Archival Encounters
Performance (15"00) with trolley, overhead-projector, transparent slides, A4 hanging folders, A2 posters.
Through short observations, a visitor tells her day in an archetypical archive. The visitor meets the archivist, named Susanne who shows her around. Yet it is not the first time the visitor goes to an archive, and she keeps her eye open to the dynamics and paradoxes happening around her. The visitor experiences the archive as an entanglement of different meanings, surviving in a confused condition, balancing between the dynamics of consultation and conservation.
“I don’t trust archives,” Pia Jacques states without hesitation. I’m reminded immediately of artist and administrator Rita Keegan, who, in the 1970s, upon her departure from the Women’s Slide Library, London removed a selection of slides from a sub-archive she had started: that of Black women artists. Left in the hands of an all-white staff, Keegan didn’t believe these slides could be conserved properly. However, her worry wasn’t one of a material nature, it was one of context. I tell Jacques of Keegan, who perfectly complicates what the archival impulse is in the first place, and ask her about how an archive could conserve not only physical evidence—photographs, documents, supporting matter—but contexts too, i.e., those micro-histories that accompany such material relics, or, alternatively, those which don’t but should.
Archive management, by nature of being an administrative process, is burdened with an inherent bureaucratization. This is not to put blame on the archivist or the administrator, prone to human error simply by nature of being human, but rather on the administrative processes which govern and therefore tend to a hierarchy of needs over others.
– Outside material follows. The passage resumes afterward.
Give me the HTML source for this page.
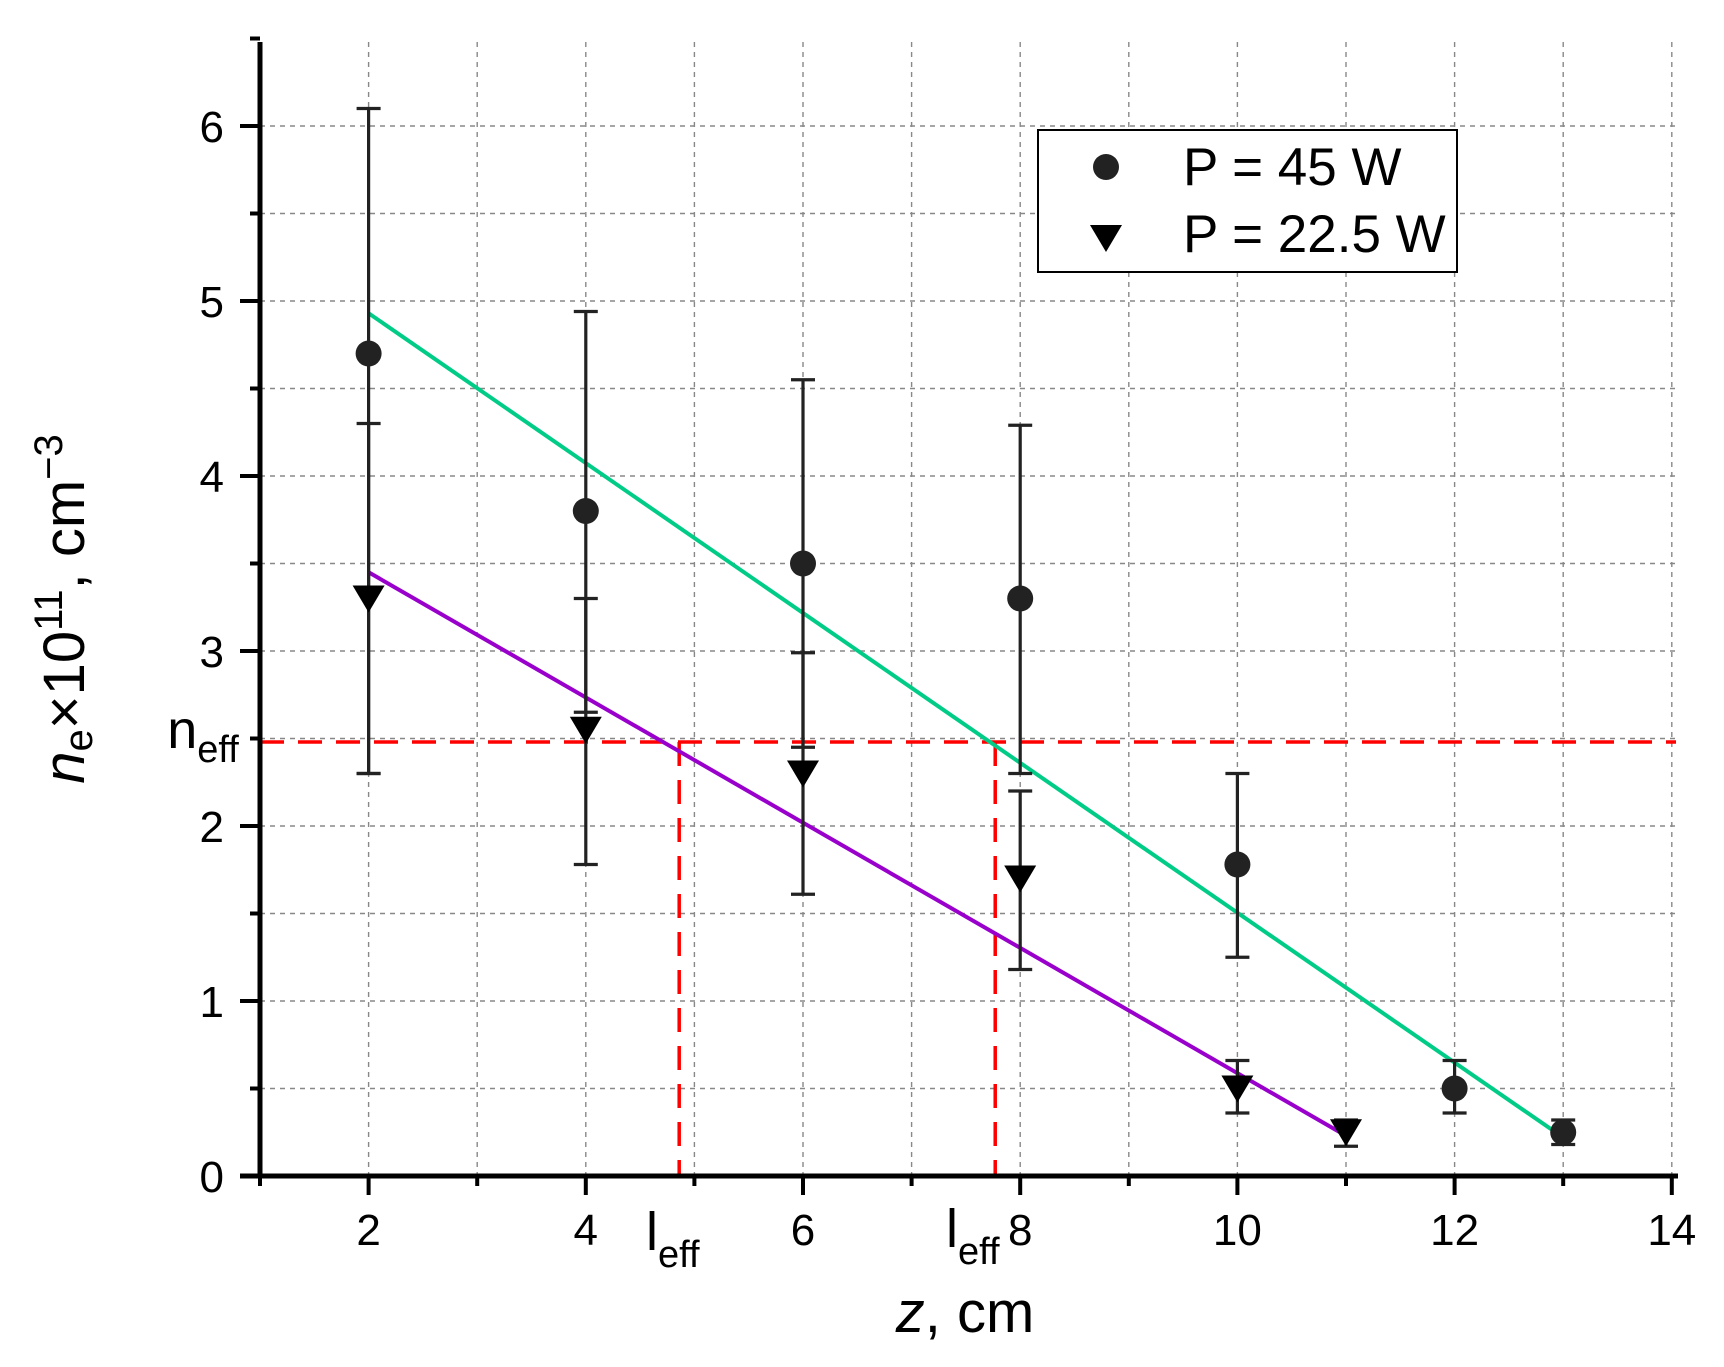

For example, as Jacques notes in writing around her work—her own context conservation, as it were—“the archive relies on a harsh selection process, in order to keep the archive from drowning under its own weight.” The material conditions of the archive therefore pose a contradictory threat to the archive itself: it is impossible to archive everything and, therefore, impossible to trust that which is archived.
But threats to the archive come from other directions too. Take an archivally invasive species like the common silverfish, who eat their way through precious papers. Prior to beginning her graduation project, Jacques had done research on archive destruction—both incidental, in the case of silverfish, and intentional, looking at the differing ways to obliterate archival evidence.
Born from this research, Jacques’s graduation presentation takes the form of a lecture performance that fictionalizes instances of threat facing the archive: the aforementioned silverfish; a record getting filed in the wrong place; and an administrator—namely “Karen”—sending the document-seeker in the wrong direction and down an architectural rabbit hole. The kinds of mismanagement that plague the archive are rife in this tale.
Jacques calls these “archival encounters,” and further notes that they document “the influence of coincidence in the context of record preservation.” She was not wrong when she stated she distrusted archives; this feeling is at the heart of her practice. But still, as with things that don’t often make sense or which seem comically complicated in unnecessary proportions—things like bureaucracy—an impulse to understand infests her practice like a silverfish, nibbling away at the edges of conservation processes, to find another way in which to enter the archive.